This section is from "Scientific American Vol. XVII, No. 26", by Munn & Co. Also available from Amazon: Scientific American Science Desk Reference.
MESSRS. EDITORS:--Thinking it may be of use to some of the readers of your invaluable paper, I have taken the liberty of sending you a sketch of a new mode of securing the cutter in a boring bar or pin drill. Where the cutters are secured, as usual, by a key, all mechanics know that it is very difficult to set a cutter twice alike; and the notch, which is filed in the cutter, to prevent it from moving endways, is a great source of weakness, often causing the cutters to crack in hardening, as well as after they are put to work.

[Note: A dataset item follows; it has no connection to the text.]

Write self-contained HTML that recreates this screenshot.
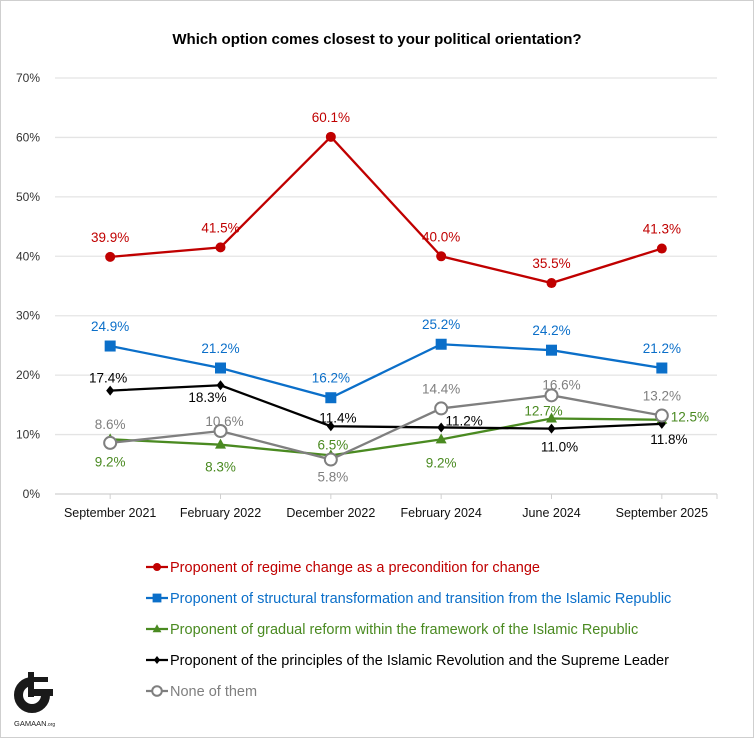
<!DOCTYPE html>
<html><head><meta charset="utf-8"><style>
body{margin:0;background:#fff;}
#wrap{position:relative;width:752px;height:736px;border:1px solid #cfcfcf;background:#fff;overflow:hidden}
svg text{font-family:"Liberation Sans Narrow","Liberation Sans",sans-serif}
</style></head><body>
<div id="wrap">
<svg id="chart" width="754" height="738" style="position:absolute;left:-1px;top:-1px">
<text x="377" y="44" text-anchor="middle" font-size="15" font-weight="bold" fill="#000" style="font-family:'Liberation Sans',sans-serif">Which option comes closest to your political orientation?</text>
<g id="logo">
<path d="M32 681.5 A13.5 13.5 0 1 0 45.5 695" fill="none" stroke="#1a1a1a" stroke-width="9"/>
<rect x="28" y="672" width="6" height="25" fill="#1a1a1a"/>
<rect x="34" y="677" width="14" height="5" fill="#1a1a1a"/>
<rect x="34" y="689" width="19" height="7" fill="#1a1a1a"/>
<text x="14" y="726" font-size="7.5" fill="#222">GAMAAN<tspan font-size="5">.org</tspan></text>
</g>
</svg>
</div>
<script>
const categories=["September 2021","February 2022","December 2022","February 2024","June 2024","September 2025"];
const regimeChange=[39.9,41.5,60.1,40.0,35.5,41.3];
const structural=[24.9,21.2,16.2,25.2,24.2,21.2];
const gradual=[9.2,8.3,6.5,9.2,12.7,12.5];
const principles=[17.4,18.3,11.4,11.2,11.0,11.8];
const noneOfThem=[8.6,10.6,5.8,14.4,16.6,13.2];
const yTicks=[0,10,20,30,40,50,60,70];
const legendLabels=["Proponent of regime change as a precondition for change","Proponent of structural transformation and transition from the Islamic Republic","Proponent of gradual reform within the framework of the Islamic Republic","Proponent of the principles of the Islamic Revolution and the Supreme Leader","None of them"];

const NS="http://www.w3.org/2000/svg";
const svg=document.getElementById('chart');
const X0=55,X1=717,Y0=494,Y70=78;
const xs=i=>X0+(X1-X0)/categories.length*(i+0.5);
const ys=v=>Y0-(Y0-Y70)*v/70;
function mk(tag,at,parent){const e=document.createElementNS(NS,tag);for(const k in at)e.setAttribute(k,at[k]);(parent||svg).appendChild(e);return e;}

yTicks.forEach(t=>{
  const g=mk('line',{x1:X0,x2:X1,y1:ys(t),y2:ys(t),stroke:t===0?'#d0d0d0':'#e4e4e4','stroke-width':1.3});
  
  
  const tx=mk('text',{x:40,y:ys(t)+4,'text-anchor':'end','font-size':12,fill:'#333'});
  tx.textContent=t+'%';
  
  
});
categories.forEach((c,i)=>{
  mk('line',{x1:xs(i),x2:xs(i),y1:Y0,y2:Y0+5,stroke:'#d0d0d0'});
  const tx=mk('text',{x:xs(i),y:517,'text-anchor':'middle','font-size':12.5,fill:'#111'});
  tx.textContent=c;
  
  
});
mk('line',{x1:X1,x2:X1,y1:Y0,y2:Y0+5,stroke:'#d0d0d0'});

function marker(type,x,y,color,g,s){
  s=s||1;
  if(type==='circle')return mk('circle',{cx:x,cy:y,r:5*s,fill:color},g);
  if(type==='square')return mk('rect',{x:x-5.5*s,y:y-5.5*s,width:11*s,height:11*s,fill:color},g);
  if(type==='triangle')return mk('polygon',{points:`${x},${y-6*s} ${x+5.5*s},${y+4*s} ${x-5.5*s},${y+4*s}`,fill:color},g);
  if(type==='diamond')return mk('polygon',{points:`${x},${y-5*s} ${x+4*s},${y} ${x},${y+5*s} ${x-4*s},${y}`,fill:color},g);
  if(type==='ring')return mk('circle',{cx:x,cy:y,r:6*s,fill:'#fff',stroke:color,'stroke-width':2},g);
}
// label offsets (styling, not data): [dx,dy]
const series=[
 {name:'regime-change',vals:regimeChange,color:'#c00000',m:'circle',off:[[0,-20],[0,-20],[0,-20],[0,-20],[0,-20],[0,-20]]},
 {name:'structural',vals:structural,color:'#0b6fc9',m:'square',off:[[0,-20],[0,-20],[0,-20],[0,-20],[0,-20],[0,-20]]},
 {name:'principles',vals:principles,color:'#000',m:'diamond',off:[[-2,-13],[-13,12],[7,-9],[23,-7],[8,18],[7,15]]},
 {name:'none',vals:noneOfThem,color:'#7f7f7f',m:'ring',off:[[0,-19],[4,-10],[2,17],[0,-20],[10,-11],[0,-20]]},
 {name:'gradual',vals:gradual,color:'#4a8a21',m:'triangle',off:[[0,22],[0,22],[2,-11],[0,23],[-8,-8],[28,-3]]}
];
const drawOrder=[0,1,4,2,3];
drawOrder.forEach(si=>{
  const s=series[si];
  const g=mk('g',{});
  
  
  const pts=s.vals.map((v,i)=>xs(i)+','+ys(v)).join(' ');
  mk('polyline',{points:pts,fill:'none',stroke:s.color,'stroke-width':2.3},g);
  s.vals.forEach((v,i)=>{
    const m=marker(s.m,xs(i),ys(v),s.color,g);
    
    
  });
});
series.forEach(s=>{
  s.vals.forEach((v,i)=>{
    const t=mk('text',{x:xs(i)+s.off[i][0],y:ys(v)+s.off[i][1]+5,'text-anchor':'middle','font-size':13.5,fill:s.color});
    t.textContent=v.toFixed(1)+'%';
    
    
  });
});
const legOrder=[0,1,4,2,3];
legOrder.forEach((si,k)=>{
  const s=series[si];
  const y=567+k*31;
  const g=mk('g',{});
  
  
  mk('line',{x1:146,x2:168,y1:y,y2:y,stroke:s.color,'stroke-width':2.3},g);
  marker(s.m,157,y,s.color,g,0.8);
  const t=mk('text',{x:170,y:y+5,'font-size':14.5,fill:s.color},g);
  t.textContent=legendLabels[k];
});
</script>
</body></html>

The inclosed sketch will explain itself:

A is a cutter, and B a collar, screwed upon the cutter bar, C. The edge of this collar fits into a notch on either end of the cutter, as shown at D, thus leaving the cutter as strong as possible at the center, and giving it a solid support at the point where support is needed, and at the same time insuring its always coming alike.
Brooklyn, N.Y.
THEODORE L. WEBSTER.
[The device seems to be eminently well calculated for the support of the cutter on a boring bar, and is applicable, with but slight modification, to a pin or "teat" drill. Machinists will readily perceive its operation and excellencies.-EDS.